I didn't miss the implication. I politely ignored your faux pas.![]()
It's good to see someone fresh out of OW class getting such an early start at being an expert, and taking the trouble to re-think universally agreed upon standards and recommendations in light of commercial realities...
I think you could argue that dive operators doing cave tours for OW divers are motivated by profits, and as such probably push the limits of OW divers in overhead environments.
Caveat: I am not a cave qualified diver.
It would be erroneous to assume that the difference between an Open Water diver and a Cave diver was merely a matter of 'time served' and courses taken.
I am reading this in the assumption that what you are saying is that 'a viewpoint might carry more or less authority on the board, due to the relative experience and training of the diver who holds that view'.
It is especially poignant when the views of a lesser experienced/qualified person directly contradict those established by informed consensus, statistical research and many thousands of cumulative years of diving experience.
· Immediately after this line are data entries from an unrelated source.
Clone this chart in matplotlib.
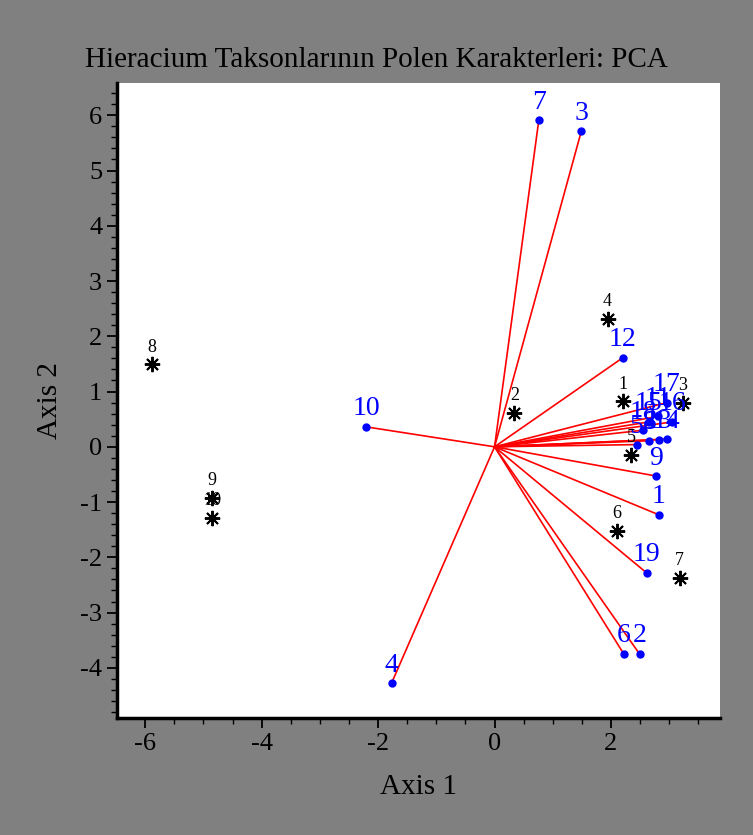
import matplotlib
matplotlib.use("Agg")
import matplotlib.pyplot as plt
from matplotlib.ticker import MultipleLocator

plt.rcParams['axes.unicode_minus'] = False

# variable loadings (blue points, red vectors from origin)
var_labels = ['1', '2', '3', '4', '5', '6', '7', '8', '9', '10',
              '11', '12', '13', '14', '15', '16', '17', '18', '19']
var_x = [2.82, 2.49, 1.49, -1.77, 2.44, 2.22, 0.76, 2.66, 2.78, -2.20,
         2.80, 2.20, 2.82, 2.96, 2.65, 3.05, 2.96, 2.55, 2.61]
var_y = [-1.23, -3.75, 5.71, -4.28, 0.04, -3.75, 5.91, 0.11, -0.53, 0.36,
         0.55, 1.61, 0.13, 0.14, 0.45, 0.45, 0.80, 0.30, -2.28]

# taxon scores (black asterisks)
obs_labels = ['1', '2', '3', '4', '5', '6', '7', '8', '9', '10']
obs_x = [2.20, 0.34, 3.23, 1.94, 2.35, 2.10, 3.18, -5.88, -4.85, -4.85]
obs_y = [0.82, 0.62, 0.80, 2.32, -0.14, -1.52, -2.37, 1.49, -0.92, -1.29]

serif = ['Liberation Serif', 'DejaVu Serif']

fig = plt.figure(figsize=(7.53, 8.35), dpi=100, facecolor='#808080')
ax = fig.add_axes([0.155, 0.140, 0.801, 0.761])
ax.set_facecolor('white')

for x, y in zip(var_x, var_y):
    ax.plot([0, x], [0, y], color='red', lw=1.2, zorder=2)
ax.plot(var_x, var_y, 'o', color='blue', ms=5, zorder=3)
for lab, x, y in zip(var_labels, var_x, var_y):
    ax.text(x, y + 0.1, lab, color='blue', fontsize=20, family=serif,
            ha='center', va='bottom', zorder=4)

ax.plot(obs_x, obs_y, linestyle='none', marker=(8, 2, 0), color='black',
        ms=11, mew=1.4, zorder=3)
for lab, x, y in zip(obs_labels, obs_x, obs_y):
    ax.text(x, y + 0.16, lab, color='black', fontsize=13, family=serif,
            ha='center', va='bottom', zorder=4)

ax.set_xlim(-6.49, 3.87)
ax.set_ylim(-4.91, 6.59)
ax.xaxis.set_major_locator(MultipleLocator(2))
ax.xaxis.set_minor_locator(MultipleLocator(0.5))
ax.yaxis.set_major_locator(MultipleLocator(1))
ax.yaxis.set_minor_locator(MultipleLocator(0.2))
ax.tick_params(which='major', length=7, width=1.3, labelsize=19)
ax.tick_params(which='minor', length=4, width=1.0)
for t in ax.get_xticklabels() + ax.get_yticklabels():
    t.set_family(serif)

for s in ['top', 'right']:
    ax.spines[s].set_visible(False)
for s in ['left', 'bottom']:
    ax.spines[s].set_linewidth(2.5)

ax.set_xlabel('Axis 1', fontsize=21, family=serif, labelpad=14)
ax.set_ylabel('Axis 2', fontsize=21, family=serif, labelpad=12)
fig.text(0.5, 0.912, 'Hieracium Taksonlarının Polen Karakterleri: PCA',
         fontsize=21, family=serif, ha='center', va='bottom')

fig.savefig('out.png', dpi=100, facecolor=fig.get_facecolor())
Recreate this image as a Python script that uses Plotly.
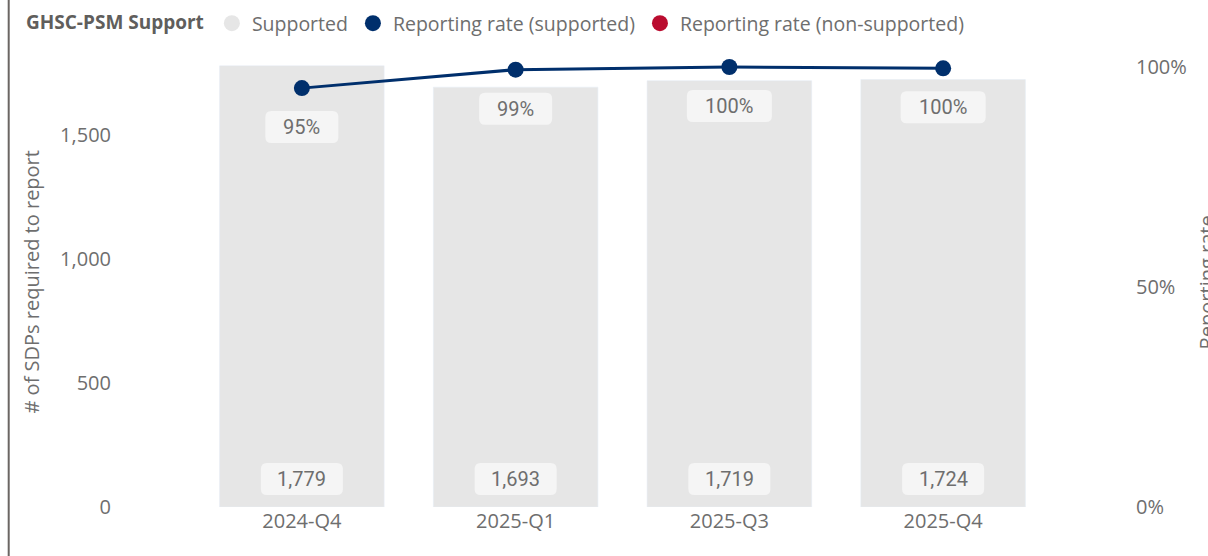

It's good to see someone fresh out of OW class getting such an early start at being an expert, and taking the trouble to re-think universally agreed upon standards and recommendations in light of commercial realities...
If the "universally agreed upon" standards you imply exist were crafted only by excluding opinions that disagree with those standards, regardless of their background, they aren't really universally agreed upon, are they? I don't need to have an opinion of my own to recognize that consensus by exclusion is false.
Doesn't make the standards wrong of course, and I never said they were. However, a group claiming something they don't really have will cause people to question their credibility, which is not good if they are expressing a legitimate safety message.
Kotik, who are you talking to? You seem to be responding to points that I not only have never made, but personally strongly disagree with, as though you think I made them.
Okay, here is my stance: there is consensus. Anyone who is remotely qualified to advise about the subject will tell you that the personal judgement expressed previously of "okay to go in just a little without training" is the start of more accident reports than "once upon a time" is the start of fairy tales. If you, Them, are going to insist that there's no consensus because one or two unqualified voices chime in, then in your world there's never going to be consensus about anything, including the color of the sky you mentioned. It's obvious that you'll always be able to find someone to dissent about whether training's required, since we keep on getting stories like what have happened a couple of times the last two weeks. If that's who you point to to support the case that there really isn't consensus, then I say you should bow out and admit that you're just being argumentative.